* _Work to do_:
Wherever the word "seaborn" appears in a line, extract that line.

— start Information provided —

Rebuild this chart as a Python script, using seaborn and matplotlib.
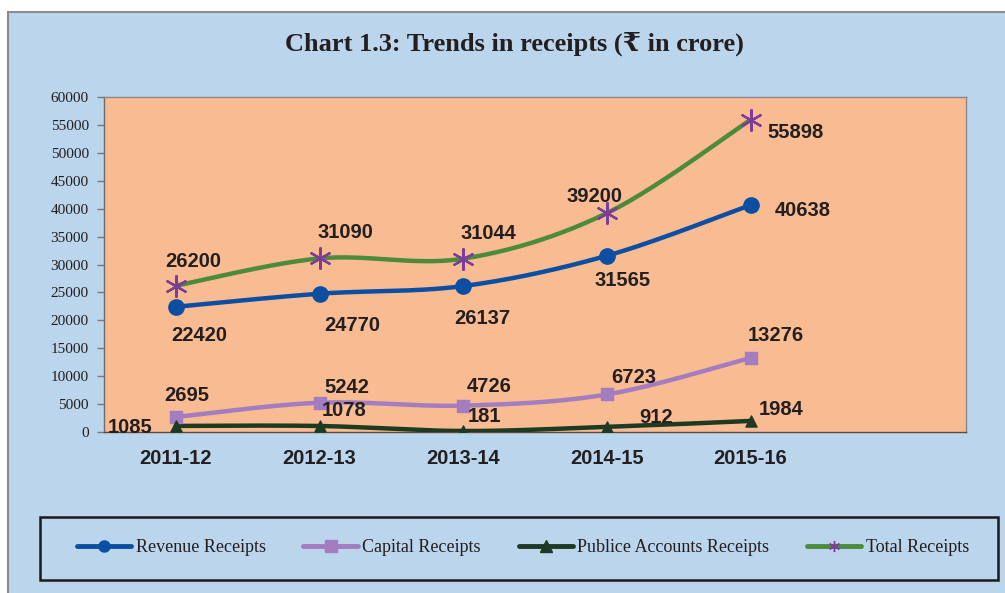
import numpy as np
import pandas as pd
import matplotlib
matplotlib.use("Agg")
import matplotlib.pyplot as plt
from matplotlib.patches import Rectangle
from matplotlib.lines import Line2D
import seaborn as sns

years = ['2011-12', '2012-13', '2013-14', '2014-15', '2015-16']
revenue = [22420, 24770, 26137, 31565, 40638]
capital = [2695, 5242, 4726, 6723, 13276]
public = [1085, 1078, 181, 912, 1984]
total = [26200, 31090, 31044, 39200, 55898]
series_names = ['Revenue Receipts', 'Capital Receipts', 'Publice Accounts Receipts', 'Total Receipts']
title = 'Chart 1.3: Trends in receipts (\u20b9 in crore)'

sns.set_theme(style='white')
plt.rcParams['font.family'] = ['Liberation Sans', 'DejaVu Sans']

BG = '#BAD5EC'
PLOT_BG = '#F8BB92'
C_REV = '#0B4EA2'
C_CAP = '#A47CC0'
C_PUB = '#1E3A22'
C_TOT = '#4B8B3B'
C_STAR = '#7D3C98'
TXT = '#231F20'

W, H = 1005, 593
fig = plt.figure(figsize=(W / 100, H / 100), dpi=100, facecolor='white')
# outer chart frame
fig.patches.append(Rectangle((8 / W, -0.05), 1.1, 1 - 12 / H + 0.05, transform=fig.transFigure,
                             facecolor=BG, edgecolor='#8C8C8C', lw=1.5, zorder=-5))

ax = fig.add_axes([104 / W, 1 - 432 / H, (966 - 104) / W, (432 - 97) / H])
ax.set_facecolor(PLOT_BG)
ax.set_zorder(1)


def smooth(y, n=40):
    """Excel-style smoothed line (Catmull-Rom / Bezier) through the data points."""
    x = np.arange(len(y), dtype=float)
    y = np.asarray(y, dtype=float)
    px = np.concatenate([[x[0]], x, [x[-1]]])
    py = np.concatenate([[y[0]], y, [y[-1]]])
    xs, ys = [], []
    t = np.linspace(0, 1, n)
    for i in range(1, len(px) - 2):
        p0 = np.array([px[i], py[i]])
        p3 = np.array([px[i + 1], py[i + 1]])
        p1 = p0 + (np.array([px[i + 1], py[i + 1]]) - np.array([px[i - 1], py[i - 1]])) / 6
        p2 = p3 - (np.array([px[i + 2], py[i + 2]]) - np.array([px[i], py[i]])) / 6
        b = ((1 - t) ** 3)[:, None] * p0 + (3 * (1 - t) ** 2 * t)[:, None] * p1 + \
            (3 * (1 - t) * t ** 2)[:, None] * p2 + (t ** 3)[:, None] * p3
        xs.append(b[:, 0]); ys.append(b[:, 1])
    return np.concatenate(xs), np.concatenate(ys)


specs = [
    (revenue, C_REV, 'o', 11, C_REV, C_REV, 1.0),
    (capital, C_CAP, 's', 8, C_CAP, C_CAP, 1.0),
    (public, C_PUB, '^', 8, C_PUB, C_PUB, 1.0),
    (total, C_TOT, (6, 2, 0), 15, C_STAR, C_STAR, 1.6),
]
xpos = np.arange(len(years))
for (vals, col, mk, ms, mfc, mec, mew), name in zip(specs, series_names):
    sx, sy = smooth(vals)
    df = pd.DataFrame({'x': sx, 'y': sy})
    sns.lineplot(data=df, x='x', y='y', sort=False, estimator=None, color=col, lw=3.2, ax=ax, zorder=3)
    dfp = pd.DataFrame({'x': xpos, 'y': vals})
    sns.scatterplot(data=dfp, x='x', y='y', marker=mk, s=ms ** 2, color=mfc, edgecolor=mec,
                    linewidth=mew, ax=ax, zorder=4)

# data labels: pixel offsets relative to points
offsets = {
    'rev': [(23, -26), (33, -29), (19, -29), (16, -22), (52, -2)],
    'tot': [(17, 27), (26, 29), (25, 28), (-12, 20), (45, -10)],
    'cap': [(11, 24), (27, 18), (26, 22), (27, 20), (25, 25)],
    'pub': [(-46, 1), (25, 18), (21, 17), (49, 12), (31, 14)],
}
for key, vals in [('rev', revenue), ('tot', total), ('cap', capital), ('pub', public)]:
    for i, v in enumerate(vals):
        dx, dy = offsets[key][i]
        ax.annotate(f'{v}', (i, v), xytext=(dx, dy - 3), textcoords='offset pixels',
                    ha='center', va='center', fontsize=14.5, fontweight='bold', color=TXT, zorder=5,
                    annotation_clip=False)

ax.set_xlim(-0.5, 5.5)
ax.set_ylim(0, 60000)
ax.set_yticks(np.arange(0, 60001, 5000))
ax.set_yticklabels([str(v) for v in range(0, 60001, 5000)], family=['Liberation Serif', 'DejaVu Serif'],
                   fontsize=11, color=TXT)
ax.set_xticks(xpos)
ax.set_xticklabels(years, fontsize=14.5, fontweight='bold', color=TXT)
ax.set_xticks(np.arange(-0.5, 5.6, 1), minor=True)
ax.tick_params(axis='x', which='major', length=0, pad=12)
ax.tick_params(axis='x', which='minor', length=6, width=1, color='#7A7A7A', direction='out')
ax.tick_params(axis='y', length=5, width=1, color='#7A7A7A', direction='out', pad=6, left=True)
ax.set_xlabel('')
ax.set_ylabel('')
for s in ax.spines.values():
    s.set_color('#8A8A8A')
    s.set_linewidth(1)
ax.spines['left'].set_color('#6E6E6E')
ax.spines['bottom'].set_color('#5A4A40')

fig.text(514 / W, 1 - 44 / H, title, ha='center', va='center', fontsize=19, fontweight='bold',
         family=['Liberation Serif', 'DejaVu Serif', 'DejaVu Sans'], color=TXT)

# legend box
fig.patches.append(Rectangle((40 / W, 1 - 580 / H), (998 - 40) / W, (580 - 517) / H,
                             transform=fig.transFigure, facecolor='none', edgecolor='#1A1A1A', lw=1.8, zorder=2))
handles = []
for (vals, col, mk, ms, mfc, mec, mew), name in zip(specs, series_names):
    handles.append(Line2D([], [], color=col, lw=3.5, marker=mk, markersize=8, markerfacecolor=mfc,
                          markeredgecolor=mec, markeredgewidth=1.0, solid_capstyle='round'))
leg = fig.legend(handles, series_names, loc='center', bbox_to_anchor=(523 / W, 1 - 548 / H), ncol=4,
                 frameon=False, handlelength=3.0, handletextpad=0.25, columnspacing=2.1,
                 prop={'family': ['Liberation Serif', 'DejaVu Serif'], 'size': 13})
for t in leg.get_texts():
    t.set_color(TXT)

fig.savefig('out.png', dpi=100, facecolor=fig.get_facecolor())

— end Information provided —

* _Answer below_:
Rebuild this chart as a Python script, using seaborn and matplotlib.
import seaborn as sns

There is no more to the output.